__What is required__. Your task is to output the listing word for word, with pictures excluded.

__Source material__.
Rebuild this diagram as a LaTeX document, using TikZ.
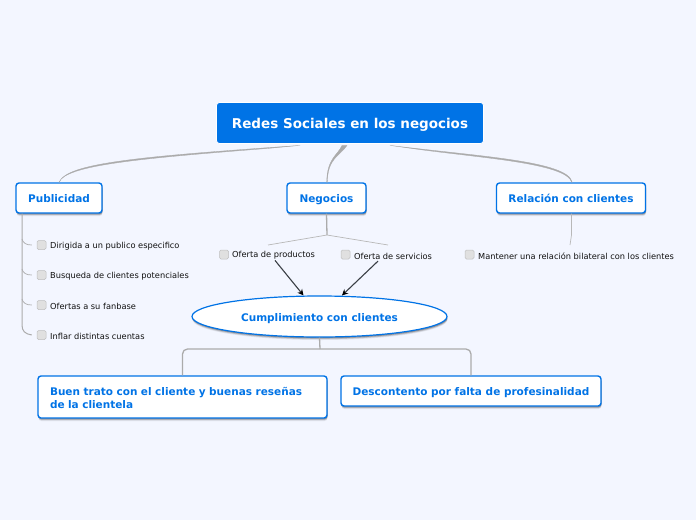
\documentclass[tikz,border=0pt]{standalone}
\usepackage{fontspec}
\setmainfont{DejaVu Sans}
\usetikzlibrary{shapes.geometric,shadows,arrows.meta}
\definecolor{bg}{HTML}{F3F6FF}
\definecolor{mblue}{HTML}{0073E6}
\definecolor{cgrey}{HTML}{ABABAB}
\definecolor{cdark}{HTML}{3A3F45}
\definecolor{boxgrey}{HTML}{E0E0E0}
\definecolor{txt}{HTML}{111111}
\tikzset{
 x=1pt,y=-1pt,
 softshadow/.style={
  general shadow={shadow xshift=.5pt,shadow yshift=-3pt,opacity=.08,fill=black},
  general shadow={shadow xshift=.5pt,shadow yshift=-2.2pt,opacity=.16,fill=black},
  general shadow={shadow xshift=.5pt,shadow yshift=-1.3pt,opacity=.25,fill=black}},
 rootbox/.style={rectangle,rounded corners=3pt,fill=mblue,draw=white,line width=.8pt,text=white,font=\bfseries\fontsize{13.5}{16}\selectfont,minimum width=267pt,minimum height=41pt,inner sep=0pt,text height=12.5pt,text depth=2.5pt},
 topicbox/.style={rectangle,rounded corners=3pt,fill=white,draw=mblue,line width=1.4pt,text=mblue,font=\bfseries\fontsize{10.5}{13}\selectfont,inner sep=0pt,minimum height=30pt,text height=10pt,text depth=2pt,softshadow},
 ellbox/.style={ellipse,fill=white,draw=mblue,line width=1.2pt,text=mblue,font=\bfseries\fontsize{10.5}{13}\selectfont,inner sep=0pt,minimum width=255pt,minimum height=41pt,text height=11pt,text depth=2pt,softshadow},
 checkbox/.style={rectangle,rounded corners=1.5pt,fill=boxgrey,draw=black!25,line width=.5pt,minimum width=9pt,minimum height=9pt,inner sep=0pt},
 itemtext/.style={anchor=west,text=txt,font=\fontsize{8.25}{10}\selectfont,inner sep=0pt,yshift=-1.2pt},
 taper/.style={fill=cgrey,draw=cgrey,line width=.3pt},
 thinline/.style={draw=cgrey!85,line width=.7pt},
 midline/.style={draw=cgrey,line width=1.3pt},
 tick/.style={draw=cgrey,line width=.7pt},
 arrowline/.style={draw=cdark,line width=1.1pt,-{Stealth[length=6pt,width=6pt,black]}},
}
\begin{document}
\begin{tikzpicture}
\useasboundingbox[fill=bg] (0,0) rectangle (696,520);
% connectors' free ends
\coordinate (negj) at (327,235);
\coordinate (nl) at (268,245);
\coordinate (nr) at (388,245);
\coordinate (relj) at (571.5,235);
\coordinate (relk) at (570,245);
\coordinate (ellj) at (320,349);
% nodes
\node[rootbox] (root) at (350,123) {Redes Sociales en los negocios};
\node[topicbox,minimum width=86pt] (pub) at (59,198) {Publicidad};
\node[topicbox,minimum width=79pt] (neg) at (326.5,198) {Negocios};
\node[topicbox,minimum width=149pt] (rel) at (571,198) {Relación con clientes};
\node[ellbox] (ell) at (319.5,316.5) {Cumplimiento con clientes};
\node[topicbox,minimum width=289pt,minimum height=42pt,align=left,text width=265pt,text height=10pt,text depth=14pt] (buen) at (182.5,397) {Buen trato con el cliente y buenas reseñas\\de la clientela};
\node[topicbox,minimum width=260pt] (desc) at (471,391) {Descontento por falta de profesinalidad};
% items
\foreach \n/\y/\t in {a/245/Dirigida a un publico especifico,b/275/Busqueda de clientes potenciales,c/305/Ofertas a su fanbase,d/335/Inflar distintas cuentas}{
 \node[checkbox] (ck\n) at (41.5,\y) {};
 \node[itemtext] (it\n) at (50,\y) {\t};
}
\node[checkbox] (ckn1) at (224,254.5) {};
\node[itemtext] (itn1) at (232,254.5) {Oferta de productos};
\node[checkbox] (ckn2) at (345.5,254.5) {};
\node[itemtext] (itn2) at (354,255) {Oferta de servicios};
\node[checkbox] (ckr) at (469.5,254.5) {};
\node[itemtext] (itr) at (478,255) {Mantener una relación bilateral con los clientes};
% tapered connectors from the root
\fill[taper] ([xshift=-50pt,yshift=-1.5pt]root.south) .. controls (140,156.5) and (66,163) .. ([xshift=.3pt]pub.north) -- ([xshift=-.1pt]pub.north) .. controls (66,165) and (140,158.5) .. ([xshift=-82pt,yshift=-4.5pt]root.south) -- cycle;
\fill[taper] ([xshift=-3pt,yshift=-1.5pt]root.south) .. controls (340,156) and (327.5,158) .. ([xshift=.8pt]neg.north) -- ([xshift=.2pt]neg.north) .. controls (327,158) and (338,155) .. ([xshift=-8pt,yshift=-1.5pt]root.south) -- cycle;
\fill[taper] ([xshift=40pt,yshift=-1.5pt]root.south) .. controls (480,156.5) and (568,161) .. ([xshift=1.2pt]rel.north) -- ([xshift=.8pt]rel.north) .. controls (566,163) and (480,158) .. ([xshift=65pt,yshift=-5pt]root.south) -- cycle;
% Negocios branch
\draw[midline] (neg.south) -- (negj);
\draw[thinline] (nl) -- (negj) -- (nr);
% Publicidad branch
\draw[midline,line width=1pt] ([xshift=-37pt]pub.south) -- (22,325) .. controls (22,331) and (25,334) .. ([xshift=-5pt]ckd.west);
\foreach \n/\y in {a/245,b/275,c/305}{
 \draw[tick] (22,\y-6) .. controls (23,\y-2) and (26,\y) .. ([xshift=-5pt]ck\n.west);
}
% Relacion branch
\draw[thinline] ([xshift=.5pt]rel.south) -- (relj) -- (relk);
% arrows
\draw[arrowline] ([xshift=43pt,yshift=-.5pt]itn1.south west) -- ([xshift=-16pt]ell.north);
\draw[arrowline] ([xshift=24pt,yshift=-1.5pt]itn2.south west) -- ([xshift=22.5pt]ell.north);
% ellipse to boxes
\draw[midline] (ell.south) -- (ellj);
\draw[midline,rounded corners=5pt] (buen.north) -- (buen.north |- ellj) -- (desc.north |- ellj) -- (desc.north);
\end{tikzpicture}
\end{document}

__Written answer__.
Rebuild this diagram as a LaTeX document, using TikZ.
\documentclass[tikz,border=0pt]{standalone}
\usepackage{fontspec}
\setmainfont{DejaVu Sans}
\usetikzlibrary{shapes.geometric,shadows,arrows.meta}
\definecolor{bg}{HTML}{F3F6FF}
\definecolor{mblue}{HTML}{0073E6}
\definecolor{cgrey}{HTML}{ABABAB}
\definecolor{cdark}{HTML}{3A3F45}
\definecolor{boxgrey}{HTML}{E0E0E0}
\definecolor{txt}{HTML}{111111}
\tikzset{
 x=1pt,y=-1pt,
 softshadow/.style={
  general shadow={shadow xshift=.5pt,shadow yshift=-3pt,opacity=.08,fill=black},
  general shadow={shadow xshift=.5pt,shadow yshift=-2.2pt,opacity=.16,fill=black},
  general shadow={shadow xshift=.5pt,shadow yshift=-1.3pt,opacity=.25,fill=black}},
 rootbox/.style={rectangle,rounded corners=3pt,fill=mblue,draw=white,line width=.8pt,text=white,font=\bfseries\fontsize{13.5}{16}\selectfont,minimum width=267pt,minimum height=41pt,inner sep=0pt,text height=12.5pt,text depth=2.5pt},
 topicbox/.style={rectangle,rounded corners=3pt,fill=white,draw=mblue,line width=1.4pt,text=mblue,font=\bfseries\fontsize{10.5}{13}\selectfont,inner sep=0pt,minimum height=30pt,text height=10pt,text depth=2pt,softshadow},
 ellbox/.style={ellipse,fill=white,draw=mblue,line width=1.2pt,text=mblue,font=\bfseries\fontsize{10.5}{13}\selectfont,inner sep=0pt,minimum width=255pt,minimum height=41pt,text height=11pt,text depth=2pt,softshadow},
 checkbox/.style={rectangle,rounded corners=1.5pt,fill=boxgrey,draw=black!25,line width=.5pt,minimum width=9pt,minimum height=9pt,inner sep=0pt},
 itemtext/.style={anchor=west,text=txt,font=\fontsize{8.25}{10}\selectfont,inner sep=0pt,yshift=-1.2pt},
 taper/.style={fill=cgrey,draw=cgrey,line width=.3pt},
 thinline/.style={draw=cgrey!85,line width=.7pt},
 midline/.style={draw=cgrey,line width=1.3pt},
 tick/.style={draw=cgrey,line width=.7pt},
 arrowline/.style={draw=cdark,line width=1.1pt,-{Stealth[length=6pt,width=6pt,black]}},
}
\begin{document}
\begin{tikzpicture}
\useasboundingbox[fill=bg] (0,0) rectangle (696,520);
% connectors' free ends
\coordinate (negj) at (327,235);
\coordinate (nl) at (268,245);
\coordinate (nr) at (388,245);
\coordinate (relj) at (571.5,235);
\coordinate (relk) at (570,245);
\coordinate (ellj) at (320,349);
% nodes
\node[rootbox] (root) at (350,123) {Redes Sociales en los negocios};
\node[topicbox,minimum width=86pt] (pub) at (59,198) {Publicidad};
\node[topicbox,minimum width=79pt] (neg) at (326.5,198) {Negocios};
\node[topicbox,minimum width=149pt] (rel) at (571,198) {Relación con clientes};
\node[ellbox] (ell) at (319.5,316.5) {Cumplimiento con clientes};
\node[topicbox,minimum width=289pt,minimum height=42pt,align=left,text width=265pt,text height=10pt,text depth=14pt] (buen) at (182.5,397) {Buen trato con el cliente y buenas reseñas\\de la clientela};
\node[topicbox,minimum width=260pt] (desc) at (471,391) {Descontento por falta de profesinalidad};
% items
\foreach \n/\y/\t in {a/245/Dirigida a un publico especifico,b/275/Busqueda de clientes potenciales,c/305/Ofertas a su fanbase,d/335/Inflar distintas cuentas}{
 \node[checkbox] (ck\n) at (41.5,\y) {};
 \node[itemtext] (it\n) at (50,\y) {\t};
}
\node[checkbox] (ckn1) at (224,254.5) {};
\node[itemtext] (itn1) at (232,254.5) {Oferta de productos};
\node[checkbox] (ckn2) at (345.5,254.5) {};
\node[itemtext] (itn2) at (354,255) {Oferta de servicios};
\node[checkbox] (ckr) at (469.5,254.5) {};
\node[itemtext] (itr) at (478,255) {Mantener una relación bilateral con los clientes};
% tapered connectors from the root
\fill[taper] ([xshift=-50pt,yshift=-1.5pt]root.south) .. controls (140,156.5) and (66,163) .. ([xshift=.3pt]pub.north) -- ([xshift=-.1pt]pub.north) .. controls (66,165) and (140,158.5) .. ([xshift=-82pt,yshift=-4.5pt]root.south) -- cycle;
\fill[taper] ([xshift=-3pt,yshift=-1.5pt]root.south) .. controls (340,156) and (327.5,158) .. ([xshift=.8pt]neg.north) -- ([xshift=.2pt]neg.north) .. controls (327,158) and (338,155) .. ([xshift=-8pt,yshift=-1.5pt]root.south) -- cycle;
\fill[taper] ([xshift=40pt,yshift=-1.5pt]root.south) .. controls (480,156.5) and (568,161) .. ([xshift=1.2pt]rel.north) -- ([xshift=.8pt]rel.north) .. controls (566,163) and (480,158) .. ([xshift=65pt,yshift=-5pt]root.south) -- cycle;
% Negocios branch
\draw[midline] (neg.south) -- (negj);
\draw[thinline] (nl) -- (negj) -- (nr);
% Publicidad branch
\draw[midline,line width=1pt] ([xshift=-37pt]pub.south) -- (22,325) .. controls (22,331) and (25,334) .. ([xshift=-5pt]ckd.west);
\foreach \n/\y in {a/245,b/275,c/305}{
 \draw[tick] (22,\y-6) .. controls (23,\y-2) and (26,\y) .. ([xshift=-5pt]ck\n.west);
}
% Relacion branch
\draw[thinline] ([xshift=.5pt]rel.south) -- (relj) -- (relk);
% arrows
\draw[arrowline] ([xshift=43pt,yshift=-.5pt]itn1.south west) -- ([xshift=-16pt]ell.north);
\draw[arrowline] ([xshift=24pt,yshift=-1.5pt]itn2.south west) -- ([xshift=22.5pt]ell.north);
% ellipse to boxes
\draw[midline] (ell.south) -- (ellj);
\draw[midline,rounded corners=5pt] (buen.north) -- (buen.north |- ellj) -- (desc.north |- ellj) -- (desc.north);
\end{tikzpicture}
\end{document}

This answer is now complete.